### TASK PROMPT
Both the line containing "Recreate this image" and the line containing "import plotly.graph_objects as go" belong in the copy, as do all lines between them, copied exactly; pictures do not.

### SUPPLIED RECORDS
====================
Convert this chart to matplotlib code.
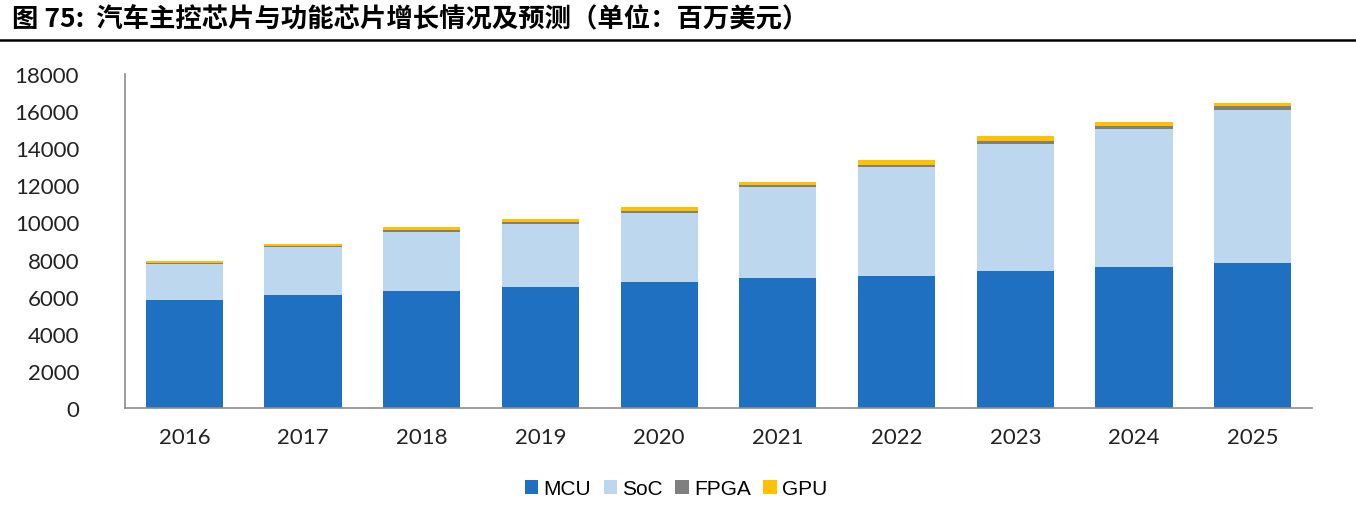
====================
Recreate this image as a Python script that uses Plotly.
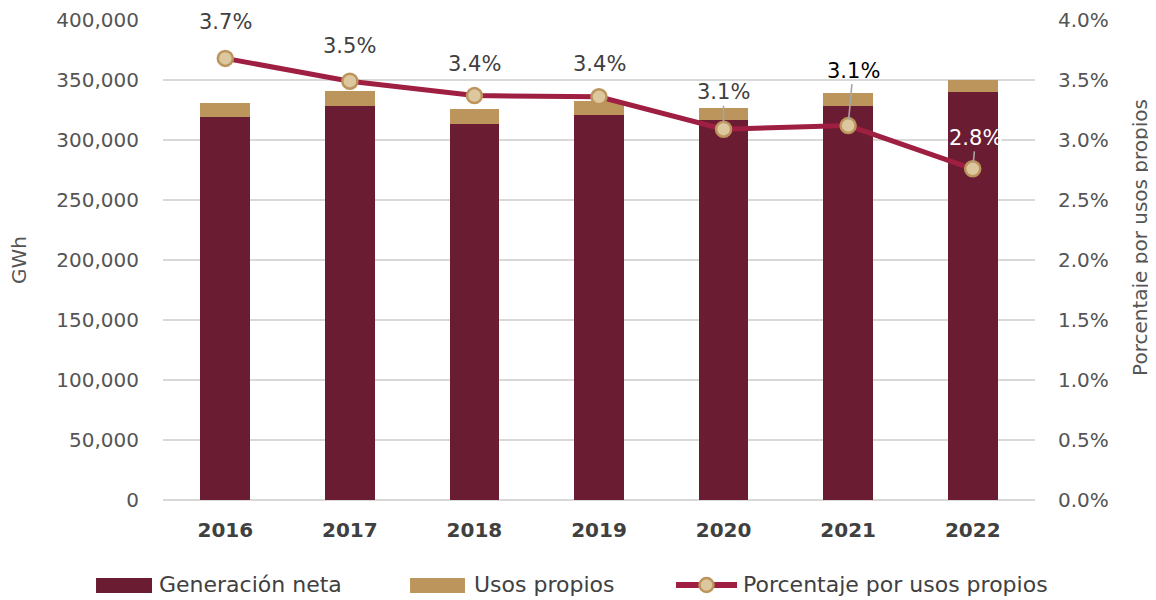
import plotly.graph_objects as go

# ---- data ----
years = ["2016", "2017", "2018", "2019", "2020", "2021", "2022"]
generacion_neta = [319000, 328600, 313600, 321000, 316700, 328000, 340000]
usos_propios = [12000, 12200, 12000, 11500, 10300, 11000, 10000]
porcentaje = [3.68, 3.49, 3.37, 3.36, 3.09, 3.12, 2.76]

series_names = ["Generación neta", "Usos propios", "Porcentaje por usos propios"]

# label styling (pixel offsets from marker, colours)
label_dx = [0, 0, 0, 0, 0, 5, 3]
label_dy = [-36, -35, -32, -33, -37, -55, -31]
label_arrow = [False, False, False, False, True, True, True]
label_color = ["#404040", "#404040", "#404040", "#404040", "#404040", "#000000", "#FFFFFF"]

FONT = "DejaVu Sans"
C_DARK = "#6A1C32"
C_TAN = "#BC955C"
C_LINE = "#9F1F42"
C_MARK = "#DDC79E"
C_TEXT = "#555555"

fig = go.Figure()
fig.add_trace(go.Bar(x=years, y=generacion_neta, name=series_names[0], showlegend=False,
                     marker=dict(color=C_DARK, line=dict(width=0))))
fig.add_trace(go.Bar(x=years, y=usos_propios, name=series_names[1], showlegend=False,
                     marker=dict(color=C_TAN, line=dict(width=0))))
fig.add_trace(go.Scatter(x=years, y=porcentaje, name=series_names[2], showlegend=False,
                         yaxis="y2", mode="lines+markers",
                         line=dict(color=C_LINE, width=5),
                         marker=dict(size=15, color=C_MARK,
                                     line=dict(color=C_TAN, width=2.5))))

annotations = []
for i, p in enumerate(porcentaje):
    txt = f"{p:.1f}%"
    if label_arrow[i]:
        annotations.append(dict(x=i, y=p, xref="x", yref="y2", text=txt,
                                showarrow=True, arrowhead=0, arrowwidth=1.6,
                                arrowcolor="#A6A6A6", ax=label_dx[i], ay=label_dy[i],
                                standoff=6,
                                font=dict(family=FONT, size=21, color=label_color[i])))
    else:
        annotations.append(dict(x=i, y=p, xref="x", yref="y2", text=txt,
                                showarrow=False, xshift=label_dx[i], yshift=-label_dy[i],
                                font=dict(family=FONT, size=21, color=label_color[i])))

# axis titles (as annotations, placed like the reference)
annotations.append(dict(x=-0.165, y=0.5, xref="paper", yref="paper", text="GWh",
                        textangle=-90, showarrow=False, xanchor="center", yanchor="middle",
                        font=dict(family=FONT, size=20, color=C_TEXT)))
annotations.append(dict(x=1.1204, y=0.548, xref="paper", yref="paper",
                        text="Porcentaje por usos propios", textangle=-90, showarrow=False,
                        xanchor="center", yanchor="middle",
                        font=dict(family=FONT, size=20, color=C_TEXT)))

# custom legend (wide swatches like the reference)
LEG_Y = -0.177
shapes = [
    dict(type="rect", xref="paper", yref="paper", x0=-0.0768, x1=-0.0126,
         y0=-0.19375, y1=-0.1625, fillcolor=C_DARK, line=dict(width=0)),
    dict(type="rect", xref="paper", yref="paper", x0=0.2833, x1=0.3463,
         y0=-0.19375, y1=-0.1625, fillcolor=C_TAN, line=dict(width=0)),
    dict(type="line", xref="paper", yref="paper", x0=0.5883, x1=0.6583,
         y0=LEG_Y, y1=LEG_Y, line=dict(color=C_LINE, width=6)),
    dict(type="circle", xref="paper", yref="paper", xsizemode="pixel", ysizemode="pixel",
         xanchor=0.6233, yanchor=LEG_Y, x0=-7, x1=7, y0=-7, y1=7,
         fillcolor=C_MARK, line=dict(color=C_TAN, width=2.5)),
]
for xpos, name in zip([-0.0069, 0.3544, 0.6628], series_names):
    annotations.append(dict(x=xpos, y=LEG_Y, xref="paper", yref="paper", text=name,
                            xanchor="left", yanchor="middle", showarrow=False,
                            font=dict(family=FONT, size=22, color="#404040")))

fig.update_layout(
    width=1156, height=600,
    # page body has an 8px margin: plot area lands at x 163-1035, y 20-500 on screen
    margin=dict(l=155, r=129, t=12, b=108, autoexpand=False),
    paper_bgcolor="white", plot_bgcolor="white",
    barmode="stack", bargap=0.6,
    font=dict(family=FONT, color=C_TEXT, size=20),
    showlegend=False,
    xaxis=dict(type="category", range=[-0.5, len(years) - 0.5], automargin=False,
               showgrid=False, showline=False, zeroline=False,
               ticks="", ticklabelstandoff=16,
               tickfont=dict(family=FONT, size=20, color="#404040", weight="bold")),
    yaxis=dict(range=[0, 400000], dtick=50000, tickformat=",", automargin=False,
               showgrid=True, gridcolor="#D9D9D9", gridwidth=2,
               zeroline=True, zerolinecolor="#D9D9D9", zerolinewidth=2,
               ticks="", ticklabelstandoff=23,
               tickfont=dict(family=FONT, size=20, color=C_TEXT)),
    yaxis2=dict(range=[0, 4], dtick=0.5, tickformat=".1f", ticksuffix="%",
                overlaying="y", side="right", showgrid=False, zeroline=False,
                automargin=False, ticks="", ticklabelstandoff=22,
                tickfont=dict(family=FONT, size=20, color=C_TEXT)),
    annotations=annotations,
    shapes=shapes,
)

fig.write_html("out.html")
====================
### REPLY TO THE TASK
Recreate this image as a Python script that uses Plotly.
import plotly.graph_objects as go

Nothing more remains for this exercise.